Holiday menus are typically composed of foods high in carbohydrates and calories. Can you suggest some healthy alternatives or some tips for making better decisions at the holiday table?

Some tips for healthier holiday food choices include white turkey meat over dark meat, and go without gravy or use less gravy.  In addition, turkey is a better choice than ham as far as fat and nutrition content.

Make vegetables without sauces or butter—or at least decrease amounts of any sauces/butter that are used.

Try to use whole grains as much as possible, such as whole wheat bread for stuffing instead of white bread.

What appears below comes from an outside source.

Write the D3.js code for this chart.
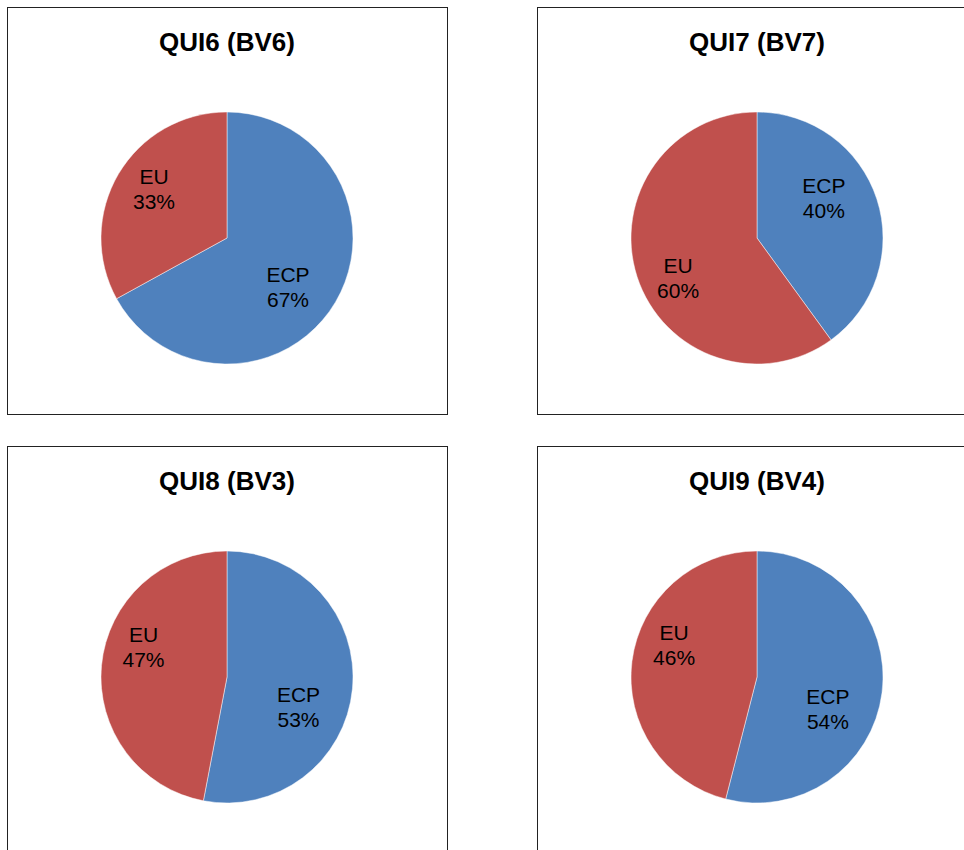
<!DOCTYPE html>
<html>
<head>
<meta charset="utf-8">
<script src="https://cdn.jsdelivr.net/npm/d3@7"></script>
<style>
  body { margin: 0; background: #fff; }
  text { font-family: "Liberation Sans", Arial, sans-serif; }
</style>
</head>
<body>
<div id="charts"></div>
<script>
// chart data
var chartTitles = ["QUI6 (BV6)", "QUI7 (BV7)", "QUI8 (BV3)", "QUI9 (BV4)"];
var categories = ["ECP", "EU"];
var ecpShare = [67, 40, 53, 54];
var euShare = [33, 60, 47, 46];

var svgWidth = 964;
var svgHeight = 850;

var panelWidth = 440;
var panelHeight = 407;
var panelGapX = 90;
var panelGapY = 32;
var radius = 126;
var labelRadius = radius * 0.66;

var colors = d3.scaleOrdinal()
  .domain(categories)
  .range(["#4f81bd", "#c0504d"]);

var svg = d3.select("#charts")
  .append("svg")
  .attr("width", svgWidth)
  .attr("height", svgHeight);

var pie = d3.pie()
  .sort(null)
  .value(d => d.value);

var arc = d3.arc()
  .innerRadius(0)
  .outerRadius(radius);

// best-fit style label spot: start from the slice bisector and
// push labels that sit near the horizontal away from it a little
function labelPos(d) {
  var mid = (d.startAngle + d.endAngle) / 2 * 180 / Math.PI;
  var axis = mid < 180 ? 90 : 270;
  var dev = mid - axis;
  if (Math.abs(dev) < 45) {
    var s = dev < 0 ? -1 : 1;
    dev = dev + s * 18 * (1 - Math.abs(dev) / 45);
  }
  var a = (axis + dev) * Math.PI / 180;
  return [Math.sin(a) * labelRadius - 6, -Math.cos(a) * labelRadius];
}

chartTitles.forEach(function(title, i) {
  var col = i % 2;
  var row = Math.floor(i / 2);
  var px = 7 + col * (panelWidth + panelGapX);
  var py = 7 + row * (panelHeight + panelGapY);

  var panel = svg.append("g")
    .attr("transform", `translate(${px}, ${py})`);

  // frame
  panel.append("rect")
    .attr("x", 0.5)
    .attr("y", 0.5)
    .attr("width", panelWidth)
    .attr("height", panelHeight)
    .attr("fill", "none")
    .attr("stroke", "#222")
    .attr("stroke-width", 1);

  // title
  panel.append("text")
    .attr("x", 220)
    .attr("y", 44)
    .attr("text-anchor", "middle")
    .attr("font-size", "26px")
    .attr("font-weight", "bold")
    .attr("fill", "#000")
    .text(title);

  var slices = [
    { name: categories[0], value: ecpShare[i] },
    { name: categories[1], value: euShare[i] }
  ];

  var pieGroup = panel.append("g")
    .attr("transform", `translate(220, 231)`);

  var arcs = pie(slices);

  pieGroup.selectAll("path")
    .data(arcs)
    .enter()
    .append("path")
    .attr("d", arc)
    .attr("fill", d => colors(d.data.name))
    .attr("stroke", "#ffffff")
    .attr("stroke-opacity", 0.6)
    .attr("stroke-width", 0.8);

  // data labels: name on top, percent below
  var labels = pieGroup.selectAll("g.lbl")
    .data(arcs)
    .enter()
    .append("g")
    .attr("class", "lbl")
    .attr("transform", d => `translate(${labelPos(d)})`);

  labels.append("text")
    .attr("y", -5)
    .attr("text-anchor", "middle")
    .attr("font-size", "21px")
    .attr("fill", "#000")
    .text(d => d.data.name);

  labels.append("text")
    .attr("y", 20)
    .attr("text-anchor", "middle")
    .attr("font-size", "21px")
    .attr("fill", "#000")
    .text(d => d.data.value + "%");
});
</script>
</body>
</html>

Reduce the amount of sugar or butter called for in some recipes; use skim milk instead of whole milk in some recipes—those small changes go a long way, and no one will notice the difference.

Drink water and snack on items like sliced apples with cinnamon sprinkled on top, instead of consuming higher fat snacks.

At parties, do not stand near the food table. Rather, take some food on your plate and walk away from reach of the food. 

Exercise tends to take a backseat during the busy holiday season. Do you have any tips on how readers can stick to their gym schedules, or at the very least, squeeze in some exercise during the coming weeks?

First and foremost, sticking to your normal exercise routine is the best option.  If that’s too difficult, try to exercise in the morning so the holiday parties and shopping do not get in the way of your exercise routine.

If exercise is really difficult to fit in, then when shopping, park farther away from the store. Make trips back to your car to put some of your purchases in the trunk, and then return to shopping.

Walk around the stores more than you actually need to, and walk the escalators instead of standing.  Take the stairs at work or at stores as much as possible.  Research has shown that people who take the stairs at work on a regular basis have a higher aerobic fitness level than those who do not.  The little things can add up.

Try to take walks with your family, even if just around the block in the evening.  It is a great de-stressor for all, and also provides some good family time together.  Dress warmly so that the cold will not be an excuse to end the walk too soon. If you are watching TV, do sit ups or push-ups or dance with family members during commercials.